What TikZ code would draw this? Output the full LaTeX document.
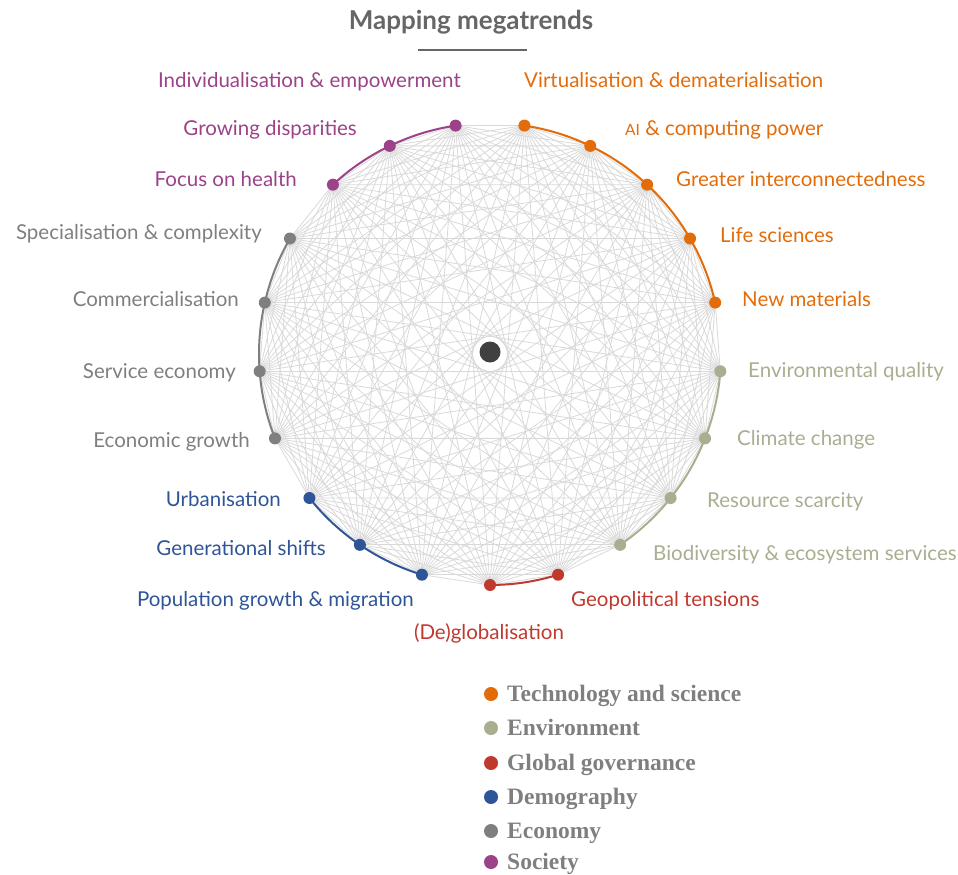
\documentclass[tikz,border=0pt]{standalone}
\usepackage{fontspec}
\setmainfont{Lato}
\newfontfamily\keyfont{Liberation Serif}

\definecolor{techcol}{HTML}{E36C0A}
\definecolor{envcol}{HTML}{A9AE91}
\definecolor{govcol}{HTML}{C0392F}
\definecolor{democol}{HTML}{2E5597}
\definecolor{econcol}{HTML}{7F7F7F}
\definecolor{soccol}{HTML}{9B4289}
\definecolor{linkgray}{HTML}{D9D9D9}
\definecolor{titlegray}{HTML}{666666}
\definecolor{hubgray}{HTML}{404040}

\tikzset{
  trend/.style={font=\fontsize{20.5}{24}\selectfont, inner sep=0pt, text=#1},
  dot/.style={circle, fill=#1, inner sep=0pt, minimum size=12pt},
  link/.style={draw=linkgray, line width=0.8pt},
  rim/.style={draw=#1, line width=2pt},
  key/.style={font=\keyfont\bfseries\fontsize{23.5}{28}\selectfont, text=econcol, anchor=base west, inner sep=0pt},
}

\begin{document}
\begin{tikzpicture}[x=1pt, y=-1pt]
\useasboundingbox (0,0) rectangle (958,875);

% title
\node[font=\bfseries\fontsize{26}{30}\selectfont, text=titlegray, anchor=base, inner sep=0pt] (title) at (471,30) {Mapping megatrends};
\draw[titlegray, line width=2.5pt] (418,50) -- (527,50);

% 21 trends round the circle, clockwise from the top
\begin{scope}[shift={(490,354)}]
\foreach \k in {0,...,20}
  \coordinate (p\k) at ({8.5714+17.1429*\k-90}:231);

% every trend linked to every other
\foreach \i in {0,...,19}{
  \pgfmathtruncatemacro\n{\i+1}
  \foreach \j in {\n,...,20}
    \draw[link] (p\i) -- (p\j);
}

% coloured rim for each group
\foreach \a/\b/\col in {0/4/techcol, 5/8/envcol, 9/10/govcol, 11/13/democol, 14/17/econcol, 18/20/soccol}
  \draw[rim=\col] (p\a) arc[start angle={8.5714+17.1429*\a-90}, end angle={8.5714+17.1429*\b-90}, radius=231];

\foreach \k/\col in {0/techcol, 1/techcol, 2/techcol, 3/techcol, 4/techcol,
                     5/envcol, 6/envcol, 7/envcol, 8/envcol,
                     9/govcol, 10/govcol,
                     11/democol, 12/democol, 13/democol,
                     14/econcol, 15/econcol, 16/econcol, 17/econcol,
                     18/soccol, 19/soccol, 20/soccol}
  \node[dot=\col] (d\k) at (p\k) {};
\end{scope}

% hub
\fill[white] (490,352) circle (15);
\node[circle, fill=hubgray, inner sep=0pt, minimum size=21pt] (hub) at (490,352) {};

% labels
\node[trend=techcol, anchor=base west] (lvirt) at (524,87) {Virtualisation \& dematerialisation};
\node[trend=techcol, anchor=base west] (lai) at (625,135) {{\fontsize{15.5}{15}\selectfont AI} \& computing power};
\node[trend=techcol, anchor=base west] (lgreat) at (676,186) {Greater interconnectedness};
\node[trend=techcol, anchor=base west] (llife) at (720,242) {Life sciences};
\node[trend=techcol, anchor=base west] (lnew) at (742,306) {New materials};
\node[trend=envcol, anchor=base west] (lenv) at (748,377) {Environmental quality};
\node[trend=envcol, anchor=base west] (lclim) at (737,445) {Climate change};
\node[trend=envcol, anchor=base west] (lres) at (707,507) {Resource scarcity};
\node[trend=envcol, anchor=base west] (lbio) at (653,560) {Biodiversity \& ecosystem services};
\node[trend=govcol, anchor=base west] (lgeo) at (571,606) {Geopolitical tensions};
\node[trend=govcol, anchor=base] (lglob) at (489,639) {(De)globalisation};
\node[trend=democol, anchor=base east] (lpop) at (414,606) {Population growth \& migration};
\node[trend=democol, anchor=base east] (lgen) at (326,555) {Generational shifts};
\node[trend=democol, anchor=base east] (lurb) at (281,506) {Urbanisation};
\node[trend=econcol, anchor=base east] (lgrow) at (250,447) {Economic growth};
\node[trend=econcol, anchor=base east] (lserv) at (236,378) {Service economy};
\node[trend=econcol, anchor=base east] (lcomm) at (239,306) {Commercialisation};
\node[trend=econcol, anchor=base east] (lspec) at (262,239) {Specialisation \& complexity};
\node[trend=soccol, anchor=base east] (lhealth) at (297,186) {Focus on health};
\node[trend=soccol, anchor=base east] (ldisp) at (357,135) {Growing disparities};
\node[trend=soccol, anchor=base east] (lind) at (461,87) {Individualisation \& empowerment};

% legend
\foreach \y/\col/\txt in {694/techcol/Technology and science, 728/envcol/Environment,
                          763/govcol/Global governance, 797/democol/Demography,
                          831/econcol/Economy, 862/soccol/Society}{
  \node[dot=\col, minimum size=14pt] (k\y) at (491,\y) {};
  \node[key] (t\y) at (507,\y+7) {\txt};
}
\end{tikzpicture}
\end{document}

--

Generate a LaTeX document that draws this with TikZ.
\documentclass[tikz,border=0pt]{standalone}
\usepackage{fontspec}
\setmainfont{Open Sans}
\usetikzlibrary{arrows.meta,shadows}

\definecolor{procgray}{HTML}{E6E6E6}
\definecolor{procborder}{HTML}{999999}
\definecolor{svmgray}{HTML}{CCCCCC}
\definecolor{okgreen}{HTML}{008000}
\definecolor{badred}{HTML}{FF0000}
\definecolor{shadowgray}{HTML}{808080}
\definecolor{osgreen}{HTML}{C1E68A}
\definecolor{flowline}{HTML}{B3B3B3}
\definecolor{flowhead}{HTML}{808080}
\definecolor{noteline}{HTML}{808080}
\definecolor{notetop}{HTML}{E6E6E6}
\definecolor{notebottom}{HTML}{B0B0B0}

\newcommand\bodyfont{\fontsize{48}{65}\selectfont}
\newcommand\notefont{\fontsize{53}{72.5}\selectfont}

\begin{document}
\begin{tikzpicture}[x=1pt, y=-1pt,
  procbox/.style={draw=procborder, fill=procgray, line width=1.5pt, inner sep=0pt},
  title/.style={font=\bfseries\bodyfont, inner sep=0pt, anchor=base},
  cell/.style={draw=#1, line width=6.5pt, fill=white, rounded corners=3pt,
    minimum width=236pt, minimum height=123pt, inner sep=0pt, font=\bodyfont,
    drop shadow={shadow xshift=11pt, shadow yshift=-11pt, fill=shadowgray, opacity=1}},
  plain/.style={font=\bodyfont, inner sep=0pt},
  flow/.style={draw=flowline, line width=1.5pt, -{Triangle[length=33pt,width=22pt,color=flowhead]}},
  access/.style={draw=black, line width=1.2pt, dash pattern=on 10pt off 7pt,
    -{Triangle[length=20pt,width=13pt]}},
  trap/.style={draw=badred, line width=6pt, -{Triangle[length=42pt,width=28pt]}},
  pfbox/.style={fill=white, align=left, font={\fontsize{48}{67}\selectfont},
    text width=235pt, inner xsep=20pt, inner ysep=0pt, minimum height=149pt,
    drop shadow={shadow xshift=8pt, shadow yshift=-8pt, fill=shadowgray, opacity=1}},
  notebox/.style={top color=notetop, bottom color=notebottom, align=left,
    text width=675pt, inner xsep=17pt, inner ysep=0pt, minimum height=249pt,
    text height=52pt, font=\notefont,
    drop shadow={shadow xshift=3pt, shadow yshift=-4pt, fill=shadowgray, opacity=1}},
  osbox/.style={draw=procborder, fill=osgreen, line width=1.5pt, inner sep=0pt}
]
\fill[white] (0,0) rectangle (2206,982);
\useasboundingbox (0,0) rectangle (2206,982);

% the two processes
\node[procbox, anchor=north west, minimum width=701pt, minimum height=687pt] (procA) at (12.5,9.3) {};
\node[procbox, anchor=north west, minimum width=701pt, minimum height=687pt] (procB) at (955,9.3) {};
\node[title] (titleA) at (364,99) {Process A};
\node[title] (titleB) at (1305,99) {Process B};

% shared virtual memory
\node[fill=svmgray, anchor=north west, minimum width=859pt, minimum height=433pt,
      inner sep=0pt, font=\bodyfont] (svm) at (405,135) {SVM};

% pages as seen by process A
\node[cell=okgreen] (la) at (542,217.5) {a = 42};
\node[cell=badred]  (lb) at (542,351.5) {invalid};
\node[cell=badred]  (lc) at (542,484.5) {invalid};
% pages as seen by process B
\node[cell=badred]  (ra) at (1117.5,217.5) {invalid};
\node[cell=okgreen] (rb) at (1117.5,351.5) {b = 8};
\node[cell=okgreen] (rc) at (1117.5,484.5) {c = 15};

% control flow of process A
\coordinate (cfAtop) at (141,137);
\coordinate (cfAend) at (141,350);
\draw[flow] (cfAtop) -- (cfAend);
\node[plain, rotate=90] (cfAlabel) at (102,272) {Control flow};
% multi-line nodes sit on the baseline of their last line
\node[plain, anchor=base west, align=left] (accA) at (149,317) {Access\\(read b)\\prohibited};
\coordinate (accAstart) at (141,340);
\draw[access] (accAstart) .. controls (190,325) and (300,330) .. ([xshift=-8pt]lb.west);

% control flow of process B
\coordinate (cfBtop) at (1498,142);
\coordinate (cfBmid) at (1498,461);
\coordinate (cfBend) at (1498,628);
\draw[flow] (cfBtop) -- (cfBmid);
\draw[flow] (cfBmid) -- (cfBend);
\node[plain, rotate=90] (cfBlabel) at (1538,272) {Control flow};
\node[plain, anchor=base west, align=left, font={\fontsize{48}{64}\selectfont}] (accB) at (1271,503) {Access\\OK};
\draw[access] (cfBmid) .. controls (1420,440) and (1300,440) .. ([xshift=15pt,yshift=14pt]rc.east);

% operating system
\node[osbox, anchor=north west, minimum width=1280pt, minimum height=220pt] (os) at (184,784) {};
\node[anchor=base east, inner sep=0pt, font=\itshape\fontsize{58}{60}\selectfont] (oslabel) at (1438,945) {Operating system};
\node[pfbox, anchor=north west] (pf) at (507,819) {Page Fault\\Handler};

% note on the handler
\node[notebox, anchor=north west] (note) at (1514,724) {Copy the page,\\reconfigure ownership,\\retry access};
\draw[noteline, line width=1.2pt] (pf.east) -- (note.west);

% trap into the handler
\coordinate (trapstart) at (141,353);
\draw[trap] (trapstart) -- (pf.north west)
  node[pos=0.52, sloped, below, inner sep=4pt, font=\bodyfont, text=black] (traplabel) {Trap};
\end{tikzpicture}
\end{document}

--

TASK INSTRUCTIONS
Transcribe exactly the lines between the one containing "What TikZ code" and the one containing "sep=0pt, minimum size=21pt]", counting both ends. Pictures are not copied.

WORKED SOLUTION
What TikZ code would draw this? Output the full LaTeX document.
\documentclass[tikz,border=0pt]{standalone}
\usepackage{fontspec}
\setmainfont{Lato}
\newfontfamily\keyfont{Liberation Serif}

\definecolor{techcol}{HTML}{E36C0A}
\definecolor{envcol}{HTML}{A9AE91}
\definecolor{govcol}{HTML}{C0392F}
\definecolor{democol}{HTML}{2E5597}
\definecolor{econcol}{HTML}{7F7F7F}
\definecolor{soccol}{HTML}{9B4289}
\definecolor{linkgray}{HTML}{D9D9D9}
\definecolor{titlegray}{HTML}{666666}
\definecolor{hubgray}{HTML}{404040}

\tikzset{
  trend/.style={font=\fontsize{20.5}{24}\selectfont, inner sep=0pt, text=#1},
  dot/.style={circle, fill=#1, inner sep=0pt, minimum size=12pt},
  link/.style={draw=linkgray, line width=0.8pt},
  rim/.style={draw=#1, line width=2pt},
  key/.style={font=\keyfont\bfseries\fontsize{23.5}{28}\selectfont, text=econcol, anchor=base west, inner sep=0pt},
}

\begin{document}
\begin{tikzpicture}[x=1pt, y=-1pt]
\useasboundingbox (0,0) rectangle (958,875);

% title
\node[font=\bfseries\fontsize{26}{30}\selectfont, text=titlegray, anchor=base, inner sep=0pt] (title) at (471,30) {Mapping megatrends};
\draw[titlegray, line width=2.5pt] (418,50) -- (527,50);

% 21 trends round the circle, clockwise from the top
\begin{scope}[shift={(490,354)}]
\foreach \k in {0,...,20}
  \coordinate (p\k) at ({8.5714+17.1429*\k-90}:231);

% every trend linked to every other
\foreach \i in {0,...,19}{
  \pgfmathtruncatemacro\n{\i+1}
  \foreach \j in {\n,...,20}
    \draw[link] (p\i) -- (p\j);
}

% coloured rim for each group
\foreach \a/\b/\col in {0/4/techcol, 5/8/envcol, 9/10/govcol, 11/13/democol, 14/17/econcol, 18/20/soccol}
  \draw[rim=\col] (p\a) arc[start angle={8.5714+17.1429*\a-90}, end angle={8.5714+17.1429*\b-90}, radius=231];

\foreach \k/\col in {0/techcol, 1/techcol, 2/techcol, 3/techcol, 4/techcol,
                     5/envcol, 6/envcol, 7/envcol, 8/envcol,
                     9/govcol, 10/govcol,
                     11/democol, 12/democol, 13/democol,
                     14/econcol, 15/econcol, 16/econcol, 17/econcol,
                     18/soccol, 19/soccol, 20/soccol}
  \node[dot=\col] (d\k) at (p\k) {};
\end{scope}

% hub
\fill[white] (490,352) circle (15);
\node[circle, fill=hubgray, inner sep=0pt, minimum size=21pt] (hub) at (490,352) {};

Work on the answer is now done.